O idioma latino era obrigatório na escola, mas foi subtraído, na ditadura militar, ao subterfúgio de ser matéria sem função prática em uma sociedade tecnocrata, que passou a preparar gerações futuras a um mundo de progresso, idealizado sem visão de conjunto, e que legou ao futuro um planeta inóspito à sobrevivência humana.

E Cícero? O mestre sabia trazê-lo ao centro das discussões como aprendeu com os jesuítas, envolvendo os jovens em performances, disputas e jogos. Assim, cultivava-se a beleza das palavras aspirando um conceito melhor de ser humano, envolvido em valores essenciais à cidadania. Pena essa educação só ter sido privilégio de poucos! Tristão Bauer foi professor no Ginásio do Carmo, no Externato do Patrocínio e no Instituto de Educação Regente Feijó. A sua formação clássica inspirava os estudantes, naquela fase tão bonita da vida, em que sonha-se transformar o mundo pelos exemplos do passado trazidos pela história e pela literatura. Imaginava-se que a retórica bem construída, na oratória entoada com cuidado, poderia enternecer os abrutalhados pela rudeza da vida. 

Tristão Bauer nasceu em Itu há 120 anos, em 15 de março de 1904, filho de Maria Augusta da Costa e Filipe Bauer. Estudou música com os pais e o tio, Tristão Júnior. Após o grupo escolar, aos dez anos, entrou para a escola apostólica dos jesuítas, iniciando a formação clássica em gramática suprema latina e grega e a retórica dos grandes oradores da Antiguidade. 

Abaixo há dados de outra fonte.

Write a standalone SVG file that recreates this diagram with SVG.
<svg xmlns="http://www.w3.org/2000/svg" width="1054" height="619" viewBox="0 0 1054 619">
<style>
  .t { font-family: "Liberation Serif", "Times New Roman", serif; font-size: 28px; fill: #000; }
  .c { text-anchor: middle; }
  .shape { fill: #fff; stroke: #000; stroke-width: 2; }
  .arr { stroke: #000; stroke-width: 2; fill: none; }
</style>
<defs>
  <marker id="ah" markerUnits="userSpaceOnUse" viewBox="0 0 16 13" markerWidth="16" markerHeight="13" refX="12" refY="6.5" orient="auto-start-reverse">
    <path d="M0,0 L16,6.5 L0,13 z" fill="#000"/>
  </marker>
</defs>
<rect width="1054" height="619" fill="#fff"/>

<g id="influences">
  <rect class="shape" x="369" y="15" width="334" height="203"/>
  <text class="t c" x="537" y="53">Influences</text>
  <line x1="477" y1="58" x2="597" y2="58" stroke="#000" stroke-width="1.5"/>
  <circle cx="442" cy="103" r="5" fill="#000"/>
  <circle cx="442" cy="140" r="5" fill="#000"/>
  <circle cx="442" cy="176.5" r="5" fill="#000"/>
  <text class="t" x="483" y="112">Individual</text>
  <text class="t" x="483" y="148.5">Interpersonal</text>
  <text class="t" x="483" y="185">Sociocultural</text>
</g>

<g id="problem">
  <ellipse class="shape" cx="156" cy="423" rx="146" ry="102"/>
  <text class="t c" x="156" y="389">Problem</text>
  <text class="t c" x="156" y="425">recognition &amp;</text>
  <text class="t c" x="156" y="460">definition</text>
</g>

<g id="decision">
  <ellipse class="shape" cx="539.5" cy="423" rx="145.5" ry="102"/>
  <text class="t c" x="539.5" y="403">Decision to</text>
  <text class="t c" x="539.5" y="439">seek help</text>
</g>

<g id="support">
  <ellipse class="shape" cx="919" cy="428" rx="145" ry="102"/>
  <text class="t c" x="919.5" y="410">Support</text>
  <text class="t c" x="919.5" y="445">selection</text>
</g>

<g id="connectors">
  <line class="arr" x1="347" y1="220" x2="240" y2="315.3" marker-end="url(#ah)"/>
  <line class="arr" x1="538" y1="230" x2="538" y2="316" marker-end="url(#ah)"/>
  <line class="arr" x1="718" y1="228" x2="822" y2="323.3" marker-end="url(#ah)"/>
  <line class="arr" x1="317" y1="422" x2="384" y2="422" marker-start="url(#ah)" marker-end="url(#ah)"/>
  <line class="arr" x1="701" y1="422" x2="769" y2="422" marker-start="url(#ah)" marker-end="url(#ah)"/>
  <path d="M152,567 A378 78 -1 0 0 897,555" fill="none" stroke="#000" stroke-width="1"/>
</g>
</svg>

Em 1926 voltou a Itu, quando casou-se com a Sra. Maria Maciel. Prestou concurso para reger a cadeira pública de latim, dissertando sobre a arte poética de Horácio. O único volume existente desse exercício está na biblioteca do Museu da Música e revela primoroso trabalho. 

Em 1944, Bauer deixou o magistério para tornar-se prefeito de Itu, escolhido dentre notáveis, para um curto e eficiente mandato, no final do Estado Novo. Depois de mais de trinta anos em São Paulo, sempre nas lides da educação, voltou a viver em sua terra, já viúvo. Na década de 1980, era um discreto ancião visitado pelos filhos Antonio, Beatriz e Maria do Carmo, a talentosa Carmita Bauer que marcou época nas escolas de teatro da capital. 

Bauer faleceu a 6 de janeiro de 1985. 

Quando criada a ACADIL, o acadêmico José Luís de Oliveira o escolheu patrono da Cadeira 16. A segunda ocupante, recém-empossada, é a poeta Fernanda Savioli Scaravelli Pires, empenhada em evocar sempre o nome de Tristão Bauer.